● **WHAT YOU SHOULD DO**: Print word for word the first line of the listing below and every line after it, through the line with "from matplotlib.patches import Rectangle". Leave out the pictures and the rest.

◆ ◆ ◆ ◆ ◆ ◆ ◆

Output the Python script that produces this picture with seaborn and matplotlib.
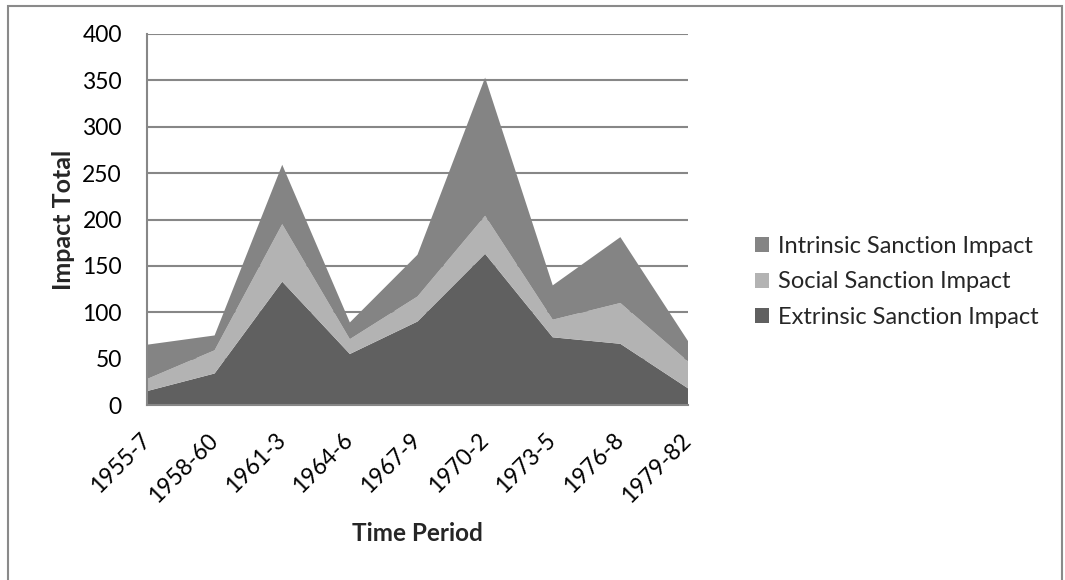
import pandas as pd
import seaborn as sns
import matplotlib.pyplot as plt
from matplotlib.patches import Rectangle

# dados
periods = ['1955-7', '1958-60', '1961-3', '1964-6', '1967-9', '1970-2', '1973-5', '1976-8', '1979-82']
extrinsic = [15, 34, 133, 55, 90, 163, 73, 66, 18]
social = [13, 25, 62, 16, 27, 41, 19, 44, 29]
intrinsic = [37, 16, 64, 18, 45, 149, 37, 71, 22]

df = pd.DataFrame({'Period': periods,
                   'Extrinsic Sanction Impact': extrinsic,
                   'Social Sanction Impact': social,
                   'Intrinsic Sanction Impact': intrinsic})

sns.set_style('white')
plt.rcParams['font.family'] = ['Lato', 'DejaVu Sans']

fig = plt.figure(figsize=(10.65, 5.8), dpi=100)
ax = fig.add_axes([0.138, 0.3017, 0.508, 0.6397])

colors = ['#606060', '#b3b3b3', '#848484']
series = ['Extrinsic Sanction Impact', 'Social Sanction Impact', 'Intrinsic Sanction Impact']
x = list(range(len(periods)))
ax.stackplot(x, *[df[s] for s in series], colors=colors, labels=series,
             linewidth=0, edgecolor='none', zorder=2)

# grade horizontal
ax.set_ylim(0, 400)
ax.set_xlim(0, len(periods) - 1)
ax.set_yticks(range(0, 401, 50))
ax.yaxis.grid(True, color='#878787', linewidth=1.5, zorder=0)
ax.set_axisbelow(True)
ax.set_xticks(x)
ax.set_xticklabels(periods, rotation=45, ha='right', va='center', rotation_mode='anchor')

for side in ['top', 'right']:
    ax.spines[side].set_visible(False)
for side in ['left', 'bottom']:
    ax.spines[side].set_color('#878787')
    ax.spines[side].set_linewidth(1.5)
    ax.spines[side].set_zorder(3)

ax.tick_params(axis='both', direction='out', length=9, width=1.5, color='#878787',
               labelsize=16.5, labelcolor='black')
ax.tick_params(axis='y', pad=9)
ax.tick_params(axis='x', pad=14)

ax.set_xlabel('Time Period', fontsize=17.5, fontweight='bold', va='center')
ax.set_ylabel('Impact Total', fontsize=18, fontweight='bold', va='center')
ax.xaxis.set_label_coords(0.5, -0.345)
ax.yaxis.set_label_coords(-0.155, 0.5)

# legenda na ordem inversa
handles, labels = ax.get_legend_handles_labels()
fig.legend(handles[::-1], labels[::-1], loc='center left', bbox_to_anchor=(0.709, 0.514),
           frameon=False, fontsize=17, handlelength=0.6, handleheight=0.6,
           handletextpad=0.38, labelspacing=0.62, borderpad=0, borderaxespad=0)

# moldura do gráfico
fig.patches.append(Rectangle((0.0075, -0.05), 0.9895, 1.04, transform=fig.transFigure,
                             fill=False, edgecolor='#8a8a8a', linewidth=1.5))

plt.savefig('out.png', dpi=100)
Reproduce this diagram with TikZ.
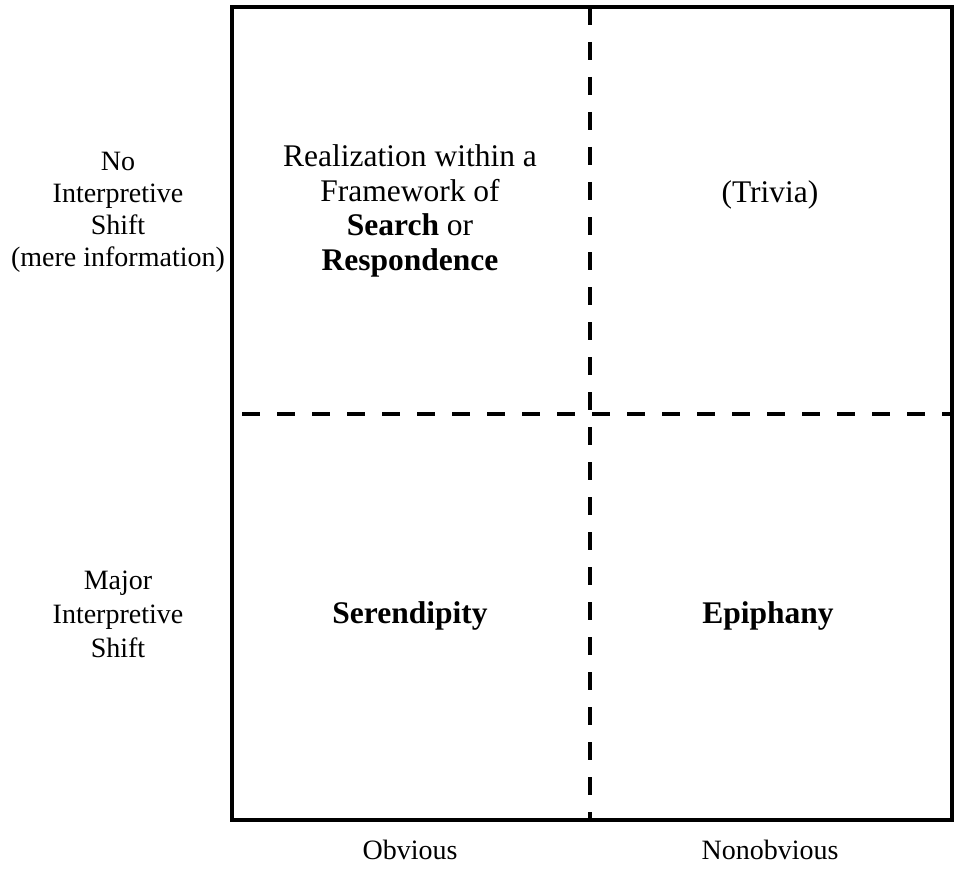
\documentclass[tikz,border=0pt]{standalone}
\usepackage{fontspec}
\setmainfont{Liberation Serif}
\begin{document}
\begin{tikzpicture}[x=1pt,y=-1pt,
  frame/.style={line width=4pt},
  divider/.style={line width=4.5pt,dash pattern=on 18pt off 17pt},
  quad/.style={align=center,font=\fontsize{31.5}{34.5}\selectfont,inner sep=0pt},
  axislabel/.style={align=center,font=\fontsize{28}{32}\selectfont,inner sep=0pt}]
  \useasboundingbox (0,0) rectangle (955,869);
  % outer frame
  \node[draw,frame,minimum width=720pt,minimum height=813pt,inner sep=0pt] (box) at (592,413.5) {};
  % dividing lines, anchored on the frame
  \coordinate (vt) at (590,7);
  \coordinate (vb) at (590,820);
  \coordinate (hl) at (232,414);
  \coordinate (hr) at (952,414);
  \draw[divider] (vt) -- (vb);
  \draw[divider,dash phase=-10pt] (hl) -- (hr);
  % quadrant contents
  \node[quad] (search) at (410,211) {Realization within a\\Framework of\\\textbf{Search} or\\\textbf{Respondence}};
  \node[quad] (trivia) at (770,195) {(Trivia)};
  \node[quad] (seren) at (410,616) {\textbf{Serendipity}};
  \node[quad] (epiph) at (768,616) {\textbf{Epiphany}};
  % row labels
  \node[axislabel] (noshift) at (118,212) {No\\Interpretive\\Shift\\(mere information)};
  \node[axislabel,font=\fontsize{28}{34}\selectfont] (major) at (118,614) {Major\\Interpretive\\Shift};
  % column labels
  \node[axislabel] (obv) at (410,850) {Obvious};
  \node[axislabel] (nonobv) at (770,850) {Nonobvious};
\end{tikzpicture}
\end{document}
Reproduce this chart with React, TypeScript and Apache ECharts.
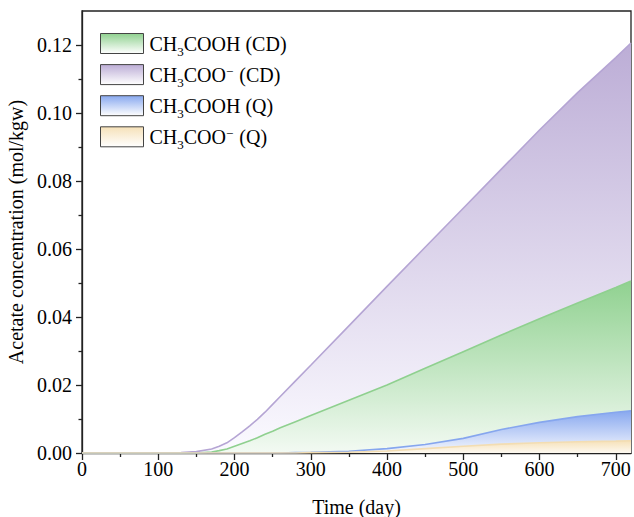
import React, { useEffect, useRef } from "react";
import * as echarts from "echarts";

const days = [0, 100, 130, 150, 170, 180, 190, 200, 210, 220, 230, 240, 250, 260, 280, 300, 350, 400, 450, 500, 550, 600, 650, 700, 720];
const acetateCD = [0, 0, 0.0001, 0.0004, 0.0012, 0.002, 0.003, 0.0045, 0.0062, 0.008, 0.0099, 0.012, 0.0143, 0.0166, 0.0212, 0.0258, 0.0374, 0.049, 0.0605, 0.072, 0.0835, 0.095, 0.106, 0.1163, 0.1206];
const aceticCD = [0, 0, 0, 0, 0.0003, 0.0007, 0.0012, 0.002, 0.0028, 0.0036, 0.0045, 0.0055, 0.0064, 0.0074, 0.0092, 0.011, 0.0155, 0.02, 0.0249, 0.0298, 0.0347, 0.0395, 0.0441, 0.0487, 0.0506];
const aceticQ = [0, 0, 0, 0, 0, 0, 0, 0, 0, 0, 0, 0, 0, 0, 0.0001, 0.0002, 0.0005, 0.0013, 0.0025, 0.0043, 0.0069, 0.009, 0.0107, 0.012, 0.0124];
const acetateQ = [0, 0, 0, 0, 0, 0, 0, 0, 0, 0, 0, 0, 0, 0, 0, 0.0001, 0.0002, 0.0006, 0.0013, 0.002, 0.0026, 0.003, 0.0033, 0.0035, 0.0036];

const seriesNames = ["CH3COOH (CD)", "CH3COO- (CD)", "CH3COOH (Q)", "CH3COO- (Q)"];
const xMajorTicks = [0, 100, 200, 300, 400, 500, 600, 700];
const xMinorTicks = [50, 150, 250, 350, 450, 550, 650];
const yMajorTicks = [0, 0.02, 0.04, 0.06, 0.08, 0.1, 0.12];
const yMinorTicks = [0.01, 0.03, 0.05, 0.07, 0.09, 0.11];

const FONT = "'Liberation Serif', 'Times New Roman', serif";

const grad = (top: string, bottom: string) =>
  new echarts.graphic.LinearGradient(0, 0, 0, 1, [
    { offset: 0, color: top },
    { offset: 1, color: bottom },
  ]);

const styles: Record<string, { line: string; top: string; bottom: string }> = {
  "CH3COOH (CD)": { line: "#8fd08f", top: "#90d190", bottom: "#f3faf3" },
  "CH3COO- (CD)": { line: "#b5a5d4", top: "#bcadd6", bottom: "#fbfaff" },
  "CH3COOH (Q)": { line: "#86a6ee", top: "#88a8ef", bottom: "#f6f8fe" },
  "CH3COO- (Q)": { line: "#f3ddb2", top: "#f6e1b8", bottom: "#fdf9f1" },
};

const richName = (name: string) => {
  const ion = name.includes("-");
  const tail = name.split(" ")[1];
  if (ion) return `{n|CH}{s|3}{n|COO}{p|−}{n| ${tail}}`;
  return `{n|CH}{s|3}{n|COOH ${tail}}`;
};

export default function App() {
  const ref = useRef<HTMLDivElement>(null);
  useEffect(() => {
    if (!ref.current) return;
    const chart = echarts.init(ref.current, null, { renderer: "svg" });
    const dataFor: Record<string, number[]> = {
      "CH3COOH (CD)": aceticCD,
      "CH3COO- (CD)": acetateCD,
      "CH3COOH (Q)": aceticQ,
      "CH3COO- (Q)": acetateQ,
    };
    const drawOrder = ["CH3COO- (CD)", "CH3COOH (CD)", "CH3COOH (Q)", "CH3COO- (Q)"];
    const axisLine = { show: true, lineStyle: { color: "#222", width: 1.3 } };
    chart.setOption({
      animation: false,
      backgroundColor: "#fff",
      grid: {
        left: 82,
        right: 3,
        top: 11,
        bottom: 64,
        show: true,
        borderColor: "#222",
        borderWidth: 1.3,
        containLabel: false,
        outerBoundsMode: "none",
      },
      legend: {
        orient: "vertical",
        left: 95,
        top: 24,
        icon: "rect",
        itemWidth: 43,
        itemHeight: 20,
        itemGap: 2.1,
        data: seriesNames.map((n) => ({
          name: n,
          itemStyle: { color: grad(styles[n].top, "#ffffff"), borderColor: "#444", borderWidth: 1 },
        })),
        formatter: (name: string) => richName(name),
        textStyle: {
          padding: [0, 0, 0, 1],
          rich: {
            n: { fontFamily: FONT, fontSize: 20, lineHeight: 20, color: "#000" },
            s: { fontFamily: FONT, fontSize: 13, lineHeight: 13, padding: [16, 0, 0, 0], color: "#000" },
            p: { fontFamily: FONT, fontSize: 13, lineHeight: 13, padding: [0, 1, 7, 0], color: "#000" },
          },
        },
      },
      xAxis: [
        {
          type: "value",
          min: 0,
          max: 720,
          name: "Time (day)",
          nameLocation: "middle",
          nameGap: 44,
          nameTextStyle: { fontFamily: FONT, fontSize: 20, color: "#000" },
          axisLine,
          axisTick: { show: true, length: 7, customValues: xMajorTicks, lineStyle: { color: "#222", width: 1.3 } },
          axisLabel: { customValues: xMajorTicks, fontFamily: FONT, fontSize: 20, color: "#000", margin: 6 },
          splitLine: { show: false },
        },
        {
          type: "value",
          min: 0,
          max: 720,
          position: "bottom",
          axisLine: { show: false },
          axisTick: { show: true, length: 4, customValues: xMinorTicks, lineStyle: { color: "#222", width: 1.3 } },
          axisLabel: { show: false },
          splitLine: { show: false },
        },
      ],
      yAxis: [
        {
          type: "value",
          min: 0,
          max: 0.13,
          name: "Acetate concentration (mol/kgw)",
          nameLocation: "middle",
          nameGap: 51,
          nameTextStyle: { fontFamily: FONT, fontSize: 20, color: "#000" },
          axisLine,
          axisTick: { show: true, length: 6, customValues: yMajorTicks, lineStyle: { color: "#222", width: 1.3 } },
          axisLabel: {
            customValues: yMajorTicks,
            fontFamily: FONT,
            fontSize: 20,
            color: "#000",
            margin: 10,
            formatter: (v: number) => v.toFixed(2),
          },
          splitLine: { show: false },
        },
        {
          type: "value",
          min: 0,
          max: 0.13,
          position: "left",
          axisLine: { show: false },
          axisTick: { show: true, length: 3.5, customValues: yMinorTicks, lineStyle: { color: "#222", width: 1.3 } },
          axisLabel: { show: false },
          splitLine: { show: false },
        },
      ],
      series: drawOrder.map((n) => ({
        name: n,
        type: "line",
        xAxisIndex: 0,
        yAxisIndex: 0,
        showSymbol: false,
        symbol: "none",
        smooth: false,
        data: days.map((d, i) => [d, dataFor[n][i]]),
        lineStyle: { color: styles[n].line, width: 1.6 },
        itemStyle: { color: styles[n].line },
        areaStyle: { color: grad(styles[n].top, styles[n].bottom), opacity: 1, origin: "start" },
      })),
    });
    return () => chart.dispose();
  }, []);
  return <div ref={ref} style={{ position: "fixed", left: 0, top: 0, width: 634, height: 517 }} />;
}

◆ ◆ ◆ ◆ ◆ ◆ ◆

● **EXPECTED ANSWER**:
Output the Python script that produces this picture with seaborn and matplotlib.
import pandas as pd
import seaborn as sns
import matplotlib.pyplot as plt
from matplotlib.patches import Rectangle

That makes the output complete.